16 Aug 2022

No deeds held for town hall, confirms Council

Legal advice means the handover does not need Ministerial approval.

No deeds held for town hall, confirms Council

A local council have said Ministerial approval is not required for the handover of a County Derry town hall.

Causeway Coast and Glens Borough Council voted earlier this year to hand control of Portstewart Town Hall back to its original owners - the Montagu Estate - after receiving Notice to Quit in 2019.

Portstewart Community Association (PCA) had called on the Department for Communities to intervene in the handover after a Public Records Office for Northern Ireland (PRONI) document appeared to cast doubt on the hall's ownership arrangements.

Under Section 96 of the Local Government Act (NI) 1972, district councils must seek Ministerial approval for any disposal of land that is not at the best price or for the best rent.

Department for Communities guidance says Section 96 also forms the basis for district councils to provide justification for a project and that the disposal is for the well-being of the district.

However, a spokesperson for the Council said it 'does not consider Section 96 relevant' on this occasion.

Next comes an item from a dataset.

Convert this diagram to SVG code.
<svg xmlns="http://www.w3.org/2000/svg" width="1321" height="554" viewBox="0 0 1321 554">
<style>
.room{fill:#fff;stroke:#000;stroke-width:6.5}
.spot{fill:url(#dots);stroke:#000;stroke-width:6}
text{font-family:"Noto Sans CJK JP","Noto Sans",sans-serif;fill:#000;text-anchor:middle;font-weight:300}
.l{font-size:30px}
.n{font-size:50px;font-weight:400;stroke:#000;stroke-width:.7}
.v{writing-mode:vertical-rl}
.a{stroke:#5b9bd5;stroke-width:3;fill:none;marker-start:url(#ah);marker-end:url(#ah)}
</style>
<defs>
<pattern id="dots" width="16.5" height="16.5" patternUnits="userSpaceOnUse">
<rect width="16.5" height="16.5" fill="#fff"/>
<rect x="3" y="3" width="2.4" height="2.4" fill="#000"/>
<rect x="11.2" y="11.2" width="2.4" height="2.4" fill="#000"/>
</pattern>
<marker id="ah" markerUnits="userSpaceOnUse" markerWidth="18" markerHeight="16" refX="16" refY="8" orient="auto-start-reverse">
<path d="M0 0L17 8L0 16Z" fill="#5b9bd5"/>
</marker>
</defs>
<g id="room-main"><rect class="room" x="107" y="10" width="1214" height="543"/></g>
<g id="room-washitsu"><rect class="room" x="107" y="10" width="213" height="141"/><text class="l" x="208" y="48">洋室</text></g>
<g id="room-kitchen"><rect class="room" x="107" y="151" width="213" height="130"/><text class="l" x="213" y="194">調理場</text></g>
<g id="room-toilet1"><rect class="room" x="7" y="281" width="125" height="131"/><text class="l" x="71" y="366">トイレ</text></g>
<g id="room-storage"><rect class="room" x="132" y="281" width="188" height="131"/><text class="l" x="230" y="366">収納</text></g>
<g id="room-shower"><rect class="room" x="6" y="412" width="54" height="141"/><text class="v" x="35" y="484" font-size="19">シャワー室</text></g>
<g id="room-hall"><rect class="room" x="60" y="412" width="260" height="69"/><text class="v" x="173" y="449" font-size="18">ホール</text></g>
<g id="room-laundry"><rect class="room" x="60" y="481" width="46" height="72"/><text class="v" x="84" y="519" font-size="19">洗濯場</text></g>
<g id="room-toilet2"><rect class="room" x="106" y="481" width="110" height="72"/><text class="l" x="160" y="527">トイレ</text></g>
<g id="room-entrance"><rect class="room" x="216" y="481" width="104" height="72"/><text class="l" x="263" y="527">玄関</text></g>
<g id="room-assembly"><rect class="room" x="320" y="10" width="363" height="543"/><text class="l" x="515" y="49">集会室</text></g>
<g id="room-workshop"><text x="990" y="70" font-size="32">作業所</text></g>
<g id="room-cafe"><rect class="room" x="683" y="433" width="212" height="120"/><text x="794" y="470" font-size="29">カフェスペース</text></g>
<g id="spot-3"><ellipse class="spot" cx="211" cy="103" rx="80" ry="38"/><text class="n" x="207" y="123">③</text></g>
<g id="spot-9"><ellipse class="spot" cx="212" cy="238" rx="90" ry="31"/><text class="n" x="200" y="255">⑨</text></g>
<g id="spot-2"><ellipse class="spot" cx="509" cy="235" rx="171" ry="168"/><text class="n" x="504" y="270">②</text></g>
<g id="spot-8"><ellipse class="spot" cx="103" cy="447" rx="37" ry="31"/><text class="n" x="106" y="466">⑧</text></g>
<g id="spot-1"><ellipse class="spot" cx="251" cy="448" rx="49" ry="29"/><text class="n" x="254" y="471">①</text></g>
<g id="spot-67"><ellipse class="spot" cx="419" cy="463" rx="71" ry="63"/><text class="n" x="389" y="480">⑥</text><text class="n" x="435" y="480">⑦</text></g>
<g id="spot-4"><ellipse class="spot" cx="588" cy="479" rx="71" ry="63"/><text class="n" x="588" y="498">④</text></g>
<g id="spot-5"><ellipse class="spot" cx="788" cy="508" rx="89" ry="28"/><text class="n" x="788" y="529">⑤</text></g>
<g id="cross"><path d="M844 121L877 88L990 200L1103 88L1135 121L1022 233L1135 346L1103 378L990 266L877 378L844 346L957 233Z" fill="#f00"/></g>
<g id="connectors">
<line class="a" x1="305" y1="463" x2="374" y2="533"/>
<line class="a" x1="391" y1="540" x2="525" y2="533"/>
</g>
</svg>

"Throughout Council’s long consideration of this matter legal advice confirmed that Council holds no title deeds for the building. The Montague Estate holds title," they said.

" Council’s Legal Team advised Council that the land in question is not registered in the Land Registry. 

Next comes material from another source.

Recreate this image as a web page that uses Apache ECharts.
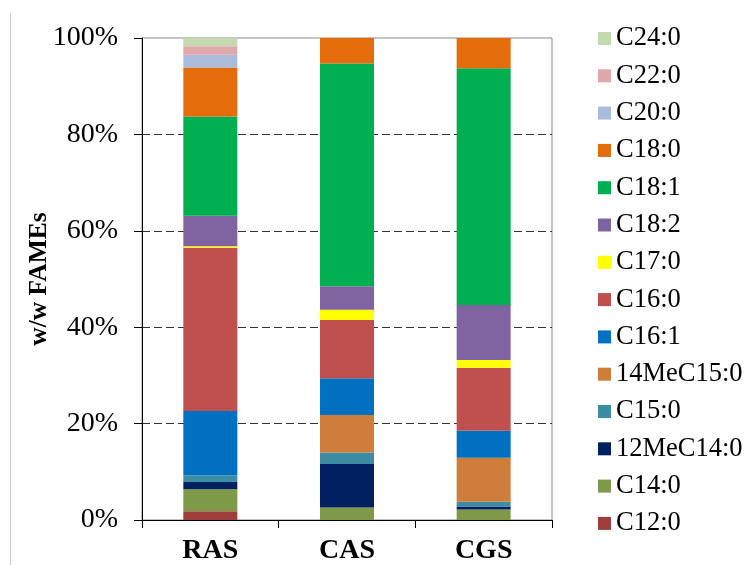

"Registry of Deeds searches were carried out from the 1930s to present and have no entries relating to the purchase of the Town Hall with a freehold title from the Montague Estate, (the building opened in around 1935).

"Council is aware of the PRONI document, but legal advice obtained and presented to Council advised that PRONI records are not proof of title and are only useful at providing general information.  

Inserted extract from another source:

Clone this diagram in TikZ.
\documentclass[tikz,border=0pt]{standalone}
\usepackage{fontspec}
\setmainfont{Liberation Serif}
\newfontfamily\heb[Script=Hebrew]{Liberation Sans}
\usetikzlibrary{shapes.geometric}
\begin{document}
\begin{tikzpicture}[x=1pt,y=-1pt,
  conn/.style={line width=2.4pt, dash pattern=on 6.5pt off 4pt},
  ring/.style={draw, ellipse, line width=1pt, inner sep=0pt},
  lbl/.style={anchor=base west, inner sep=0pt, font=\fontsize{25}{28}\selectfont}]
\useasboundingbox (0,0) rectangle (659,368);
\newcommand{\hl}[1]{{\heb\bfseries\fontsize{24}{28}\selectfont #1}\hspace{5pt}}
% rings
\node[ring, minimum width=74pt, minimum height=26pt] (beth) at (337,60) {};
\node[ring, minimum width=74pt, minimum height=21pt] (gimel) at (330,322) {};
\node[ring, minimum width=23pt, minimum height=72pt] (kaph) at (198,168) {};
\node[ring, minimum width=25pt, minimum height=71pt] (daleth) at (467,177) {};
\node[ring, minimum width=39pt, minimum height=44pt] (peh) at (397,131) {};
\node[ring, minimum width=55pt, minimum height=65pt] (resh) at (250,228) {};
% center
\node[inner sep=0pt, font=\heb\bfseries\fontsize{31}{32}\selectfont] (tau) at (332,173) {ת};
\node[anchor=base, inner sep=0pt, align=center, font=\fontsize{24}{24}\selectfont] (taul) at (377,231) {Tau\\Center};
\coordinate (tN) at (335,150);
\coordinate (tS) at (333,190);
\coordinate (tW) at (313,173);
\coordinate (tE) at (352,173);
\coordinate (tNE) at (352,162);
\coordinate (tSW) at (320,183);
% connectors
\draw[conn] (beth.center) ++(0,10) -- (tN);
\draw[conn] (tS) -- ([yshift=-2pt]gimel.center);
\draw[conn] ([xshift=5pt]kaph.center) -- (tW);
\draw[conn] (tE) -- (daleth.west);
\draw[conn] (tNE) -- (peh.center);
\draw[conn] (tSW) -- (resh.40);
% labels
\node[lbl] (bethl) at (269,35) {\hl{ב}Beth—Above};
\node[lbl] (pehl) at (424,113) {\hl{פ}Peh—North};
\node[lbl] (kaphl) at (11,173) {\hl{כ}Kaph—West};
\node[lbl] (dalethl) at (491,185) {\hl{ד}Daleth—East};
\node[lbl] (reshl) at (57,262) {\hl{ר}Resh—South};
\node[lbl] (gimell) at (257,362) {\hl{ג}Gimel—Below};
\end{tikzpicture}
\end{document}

"It is possible any "purchase price" mentioned may relate to a premium under a long lease. PRONI records also show Montague involvement with the Town Hall into the 1960s.

"Council holds no title to the land and therefore Council does not consider Section 96 relevant as no transfer of land has taken place. 

"The possibility of a community asset transfer to the people of Portstewart can only proceed with the agreement of the legal owner of the building, the Montague Estate. 

"The community is free to engage with the Montague Estate regarding this matter."

Last week, the Montagu Estate said they were disappointed 'years of neglect' had resulted in the closure of the Town Hall.

"It is disappointing to us that the Town Hall has been allowed to fall into disrepair over so many years of neglect, causing the loss of this amenity to the townspeople of Portstewart that is sincerely felt by all," they said in a statement released by their solicitor.

Local councillor Angela Mulholland confirmed the community had made contact with the Estate.

"We have reached out to the  Montagu estate to try to find  a way to reach a positive resolution," she said.

"We want to rally the community to actively  engage in restoring our town  hall and the other areas that have been left neglected for so long."

The Department for Communities said they have 'sought assurances' from the Council.

"he Department has sought assurances from the Council, which have indicated that Section 96(5) does not apply in the case of Portstewart Town Hall," said a spokesperson.